Choosing the right private school for your children is an important and involved decision. Here in a city like Pasadena, which offers so many choices, that process can feel overwhelming. Your children are the most important things in the world to you and choosing the right set of mentors to guide your children through their education is a weighty (and emotional) duty.

Of course, being well-informed is the best way to find the right place for your child. Josh Brody, Director at Sequoyah School, understands all too well the complex nature of this task at hand and what knowledge parents need.

“I grew up in Pasadena and have attended various schools in Pasadena,” Brody told Pasadena Now. “I think that there are a lot of great schools here.”

Brody told us that one of the most strengths of his Sequoyah School amid its peers is figuring out how each student best learns.

“We’re really interested in understanding each student as a learner; who they are, what motivates them, what are their challenges, their strengths. We really want to understand their social and emotional growth in addition to their intellectual growth,” Brody said.

A good relationship between teacher and student helps to accomplish this goal.

Sequoyah School’s practices differ from more traditional school structures, something certain types of students crave.
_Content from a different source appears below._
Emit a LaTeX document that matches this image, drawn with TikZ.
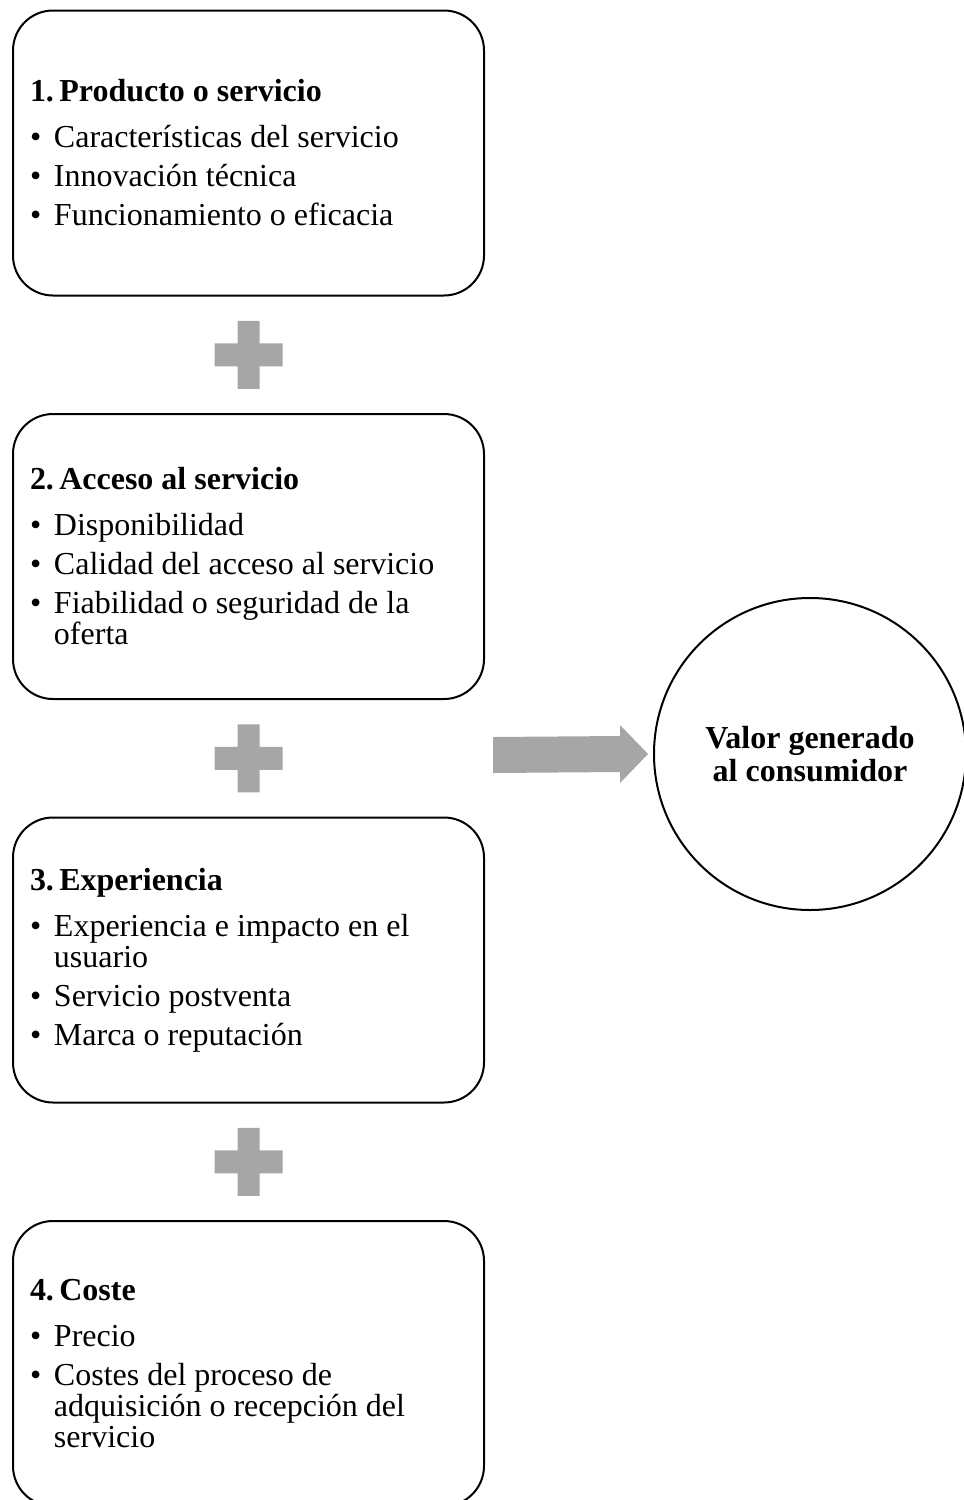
\documentclass[tikz,border=0pt]{standalone}
\usepackage{fontspec}
\setmainfont{Liberation Serif}
\usetikzlibrary{positioning, calc}

\newlength{\bulw}
\setlength{\bulw}{24pt}
\newcommand{\itm}[1]{\makebox[\bulw][l]{\textbullet}#1}
\newcommand{\cnt}{\hspace*{\bulw}}
\newcommand{\plusat}[1]{\fill[plusgray, shift={(#1)}] (-11,-34) rectangle (11,34) (-34,-11.5) rectangle (34,11.5);}

\begin{document}
\begin{tikzpicture}[x=1pt, y=-1pt, node distance=116.5pt,
    valbox/.style={draw, line width=2pt, rounded corners=40pt, text width=437pt, inner xsep=17pt, minimum height=285pt, align=flush left, font=\fontsize{32}{31}\selectfont},
    plusgray/.style={fill={rgb,255:red,166;green,166;blue,166}}]
    \useasboundingbox (0,0) rectangle (964,1500);

    \node[valbox] (prod) at (248.5,153) {\textbf{1.\,Producto o servicio}\\[15pt]
        \itm{Características del servicio}\\[8pt]
        \itm{Innovación técnica}\\[8pt]
        \itm{Funcionamiento o eficacia}};
    \node[valbox, below=of prod] (acceso) {\textbf{2.\,Acceso al servicio}\\[15pt]
        \itm{Disponibilidad}\\[8pt]
        \itm{Calidad del acceso al servicio}\\[8pt]
        \itm{Fiabilidad o seguridad de la}\\
        \cnt oferta};
    \node[valbox, below=of acceso] (exper) {\textbf{3.\,Experiencia}\\[15pt]
        \itm{Experiencia e impacto en el}\\
        \cnt usuario\\[8pt]
        \itm{Servicio postventa}\\[8pt]
        \itm{Marca o reputación}};
    \node[valbox, below=of exper] (coste) {\textbf{4.\,Coste}\\[15pt]
        \itm{Precio}\\[8pt]
        \itm{Costes del proceso de}\\
        \cnt adquisición o recepción del\\
        \cnt servicio};

    % signos de suma entre las cajas
    \plusat{$(prod.south)!0.5!(acceso.north)$}
    \plusat{$(acceso.south)!0.5!(exper.north)$}
    \plusat{$(exper.south)!0.5!(coste.north)$}

    \node[circle, draw, line width=2pt, minimum size=312pt, align=center, font=\bfseries\fontsize{32}{33}\selectfont] (valor) at (810,754) {Valor generado\\al consumidor};

    % flecha hacia el valor
    \fill[plusgray] ($(valor.west)+(-160,-17)$) -- ($(valor.west)+(-33,-18)$) -- ($(valor.west)+(-33,-29)$)
        -- ($(valor.west)+(-5,0)$) -- ($(valor.west)+(-33,29)$) -- ($(valor.west)+(-33,18)$)
        -- ($(valor.west)+(-160,19)$) -- cycle;
\end{tikzpicture}
\end{document}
After all, Brody reminded, finding the best school for your child is about finding out what makes them comfortable while still challenging them.

“In our junior high and elementary program We we don’t give letter grades and we have mixed-age group classrooms here. We try to provide a serious environment where students will be able to collaborate; where they’ll be able to not just look to the teacher as the person with the knowledge,” says Brody.

This is a school that wants to keep the students asking questions.

“We want to provide challenges for students so they’re not just following a prescription, but so that they are being presented with different types of problems and scenarios where they’re going to have to really understand, in-depth, and figure out how to creatively apply [solutions] in different situations,” Director Brody said.

The school teaches a basic set of tenets it calls “Habits of the Mind, “ which are Perspective, Inquiry, Communication, Collaboration, Application, Stewardship, Ownership, and Creativity. It is important at this school to be able to look at things from someone else’s perspective, a life lesson some adults still need help with occasionally.

The school wants students to go out into the world ready to tackle challenges responsibly. That emphasis on students taking responsibility for their own learning extends into Sequoyah’s new high school.

“Stewardship is a very central value here. It’s the idea that students are trying to make the world a better place for themselves and others. That relates to environmental stewardship and sustainability, but also social justice,” Director Brody said.

This school is truly dedicated to helping to mold your children into become respected and respectful members of society who will give back more than they have taken.